The Heroes Let Doom Win — The Lesser Evil Argument
This is the most morally provocative theory, and the loosest in terms of hard evidence. The idea: Doctor Strange, Reed Richards, or a secret group of elites (a "Council of Reeds" or Illuminati-type organization) conclude that Doom's plan — though authoritarian — is the only functional solution to total multiversal collapse. So they do not stop him. They let him win. They may even help him.
The emotional weight would be immense: heroes choosing surrender to a tyrant because the alternative is the end of everything. It sets up Secret Wars as a resistance story against a reality that was deliberately handed over.
The reason this ranks last: it requires complex setup that has not been confirmed, and it risks being too similar to the "let Thanos win" structure of Infinity War. The Russos are smart enough to avoid straight repetition. Still — as a thematic thread within a larger plot, it has real power.
- The Illuminati (secret group of elites managing multiversal threats) was introduced in Multiverse of Madness — the concept exists in MCU canon.
- Doctor Strange has shown willingness to make morally catastrophic sacrifices when the math demands it.
- Reed Richards variants (Council of Reeds) appear in the comics as a group that makes exactly this kind of cold, utilitarian decision.
- The sequel being named Secret Wars — which in comics involves a resistance against Doom's God Emperor rule — implies Doom succeeds in some form by the end of Doomsday.

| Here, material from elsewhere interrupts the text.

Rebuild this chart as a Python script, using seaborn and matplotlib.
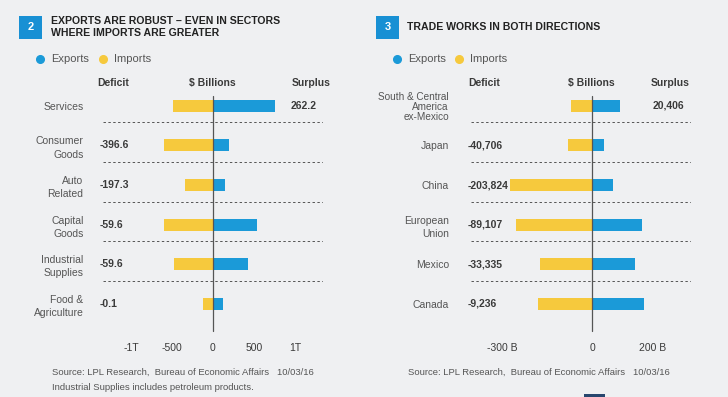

🎬 The X-Men Will Return — Official Marvel Teaser
Final Word
What separates a good fan theory from noise is not how exciting it sounds — it is how well it fits the lore, the casting decisions, and the storytelling patterns of the people making it. The Doom-as-Stark-variant theory and the multiverse collapse theory stand above the rest because they are grounded in confirmed MCU mechanics and the Russo brothers' demonstrated narrative instincts.
The truth is, Marvel could surprise everyone. They usually do. But these theories give you a framework to watch the film with — and a checklist to tick off when the credits roll.